**What to do**. Repeat the data that follows, word for word, without the images.

>> START Material to process

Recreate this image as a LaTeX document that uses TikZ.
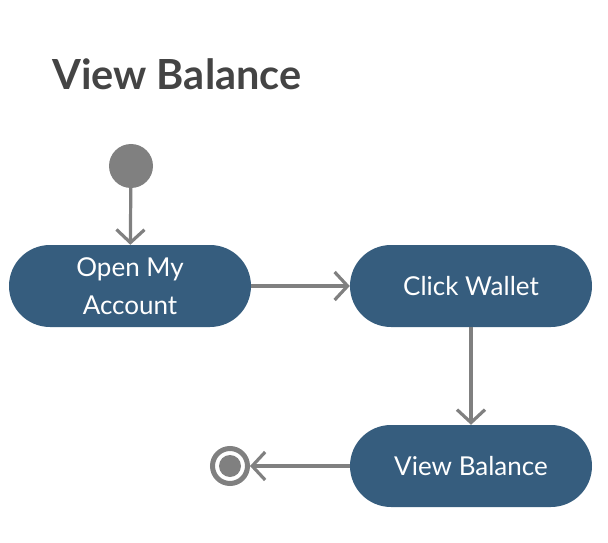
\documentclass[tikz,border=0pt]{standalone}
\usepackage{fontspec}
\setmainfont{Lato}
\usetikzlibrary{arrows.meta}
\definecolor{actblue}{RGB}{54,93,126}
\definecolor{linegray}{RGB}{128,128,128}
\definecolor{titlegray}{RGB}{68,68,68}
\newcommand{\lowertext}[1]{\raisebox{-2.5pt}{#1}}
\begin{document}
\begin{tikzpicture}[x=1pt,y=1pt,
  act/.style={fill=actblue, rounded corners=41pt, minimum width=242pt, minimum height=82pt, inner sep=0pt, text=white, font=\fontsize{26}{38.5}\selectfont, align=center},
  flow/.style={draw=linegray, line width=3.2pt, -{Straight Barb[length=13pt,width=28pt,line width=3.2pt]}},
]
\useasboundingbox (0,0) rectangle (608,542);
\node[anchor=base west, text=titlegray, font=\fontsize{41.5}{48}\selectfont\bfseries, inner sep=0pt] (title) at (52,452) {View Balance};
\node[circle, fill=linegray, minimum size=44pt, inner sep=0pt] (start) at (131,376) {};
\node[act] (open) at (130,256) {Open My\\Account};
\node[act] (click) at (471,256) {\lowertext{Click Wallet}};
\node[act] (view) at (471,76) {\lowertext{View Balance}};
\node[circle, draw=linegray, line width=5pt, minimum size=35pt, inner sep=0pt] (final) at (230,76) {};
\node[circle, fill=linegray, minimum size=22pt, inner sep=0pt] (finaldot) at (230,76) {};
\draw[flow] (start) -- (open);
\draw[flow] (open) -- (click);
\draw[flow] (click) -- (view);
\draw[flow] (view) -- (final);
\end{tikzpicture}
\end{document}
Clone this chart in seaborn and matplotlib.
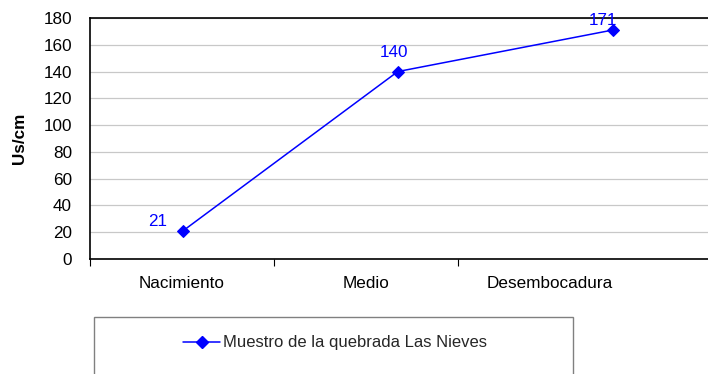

>> END Material to process

**Completed task**.
Recreate this image as a LaTeX document that uses TikZ.
\documentclass[tikz,border=0pt]{standalone}
\usepackage{fontspec}
\setmainfont{Lato}
\usetikzlibrary{arrows.meta}
\definecolor{actblue}{RGB}{54,93,126}
\definecolor{linegray}{RGB}{128,128,128}
\definecolor{titlegray}{RGB}{68,68,68}
\newcommand{\lowertext}[1]{\raisebox{-2.5pt}{#1}}
\begin{document}
\begin{tikzpicture}[x=1pt,y=1pt,
  act/.style={fill=actblue, rounded corners=41pt, minimum width=242pt, minimum height=82pt, inner sep=0pt, text=white, font=\fontsize{26}{38.5}\selectfont, align=center},
  flow/.style={draw=linegray, line width=3.2pt, -{Straight Barb[length=13pt,width=28pt,line width=3.2pt]}},
]
\useasboundingbox (0,0) rectangle (608,542);
\node[anchor=base west, text=titlegray, font=\fontsize{41.5}{48}\selectfont\bfseries, inner sep=0pt] (title) at (52,452) {View Balance};
\node[circle, fill=linegray, minimum size=44pt, inner sep=0pt] (start) at (131,376) {};
\node[act] (open) at (130,256) {Open My\\Account};
\node[act] (click) at (471,256) {\lowertext{Click Wallet}};
\node[act] (view) at (471,76) {\lowertext{View Balance}};
\node[circle, draw=linegray, line width=5pt, minimum size=35pt, inner sep=0pt] (final) at (230,76) {};
\node[circle, fill=linegray, minimum size=22pt, inner sep=0pt] (finaldot) at (230,76) {};
\draw[flow] (start) -- (open);
\draw[flow] (open) -- (click);
\draw[flow] (click) -- (view);
\draw[flow] (view) -- (final);
\end{tikzpicture}
\end{document}
Clone this chart in seaborn and matplotlib.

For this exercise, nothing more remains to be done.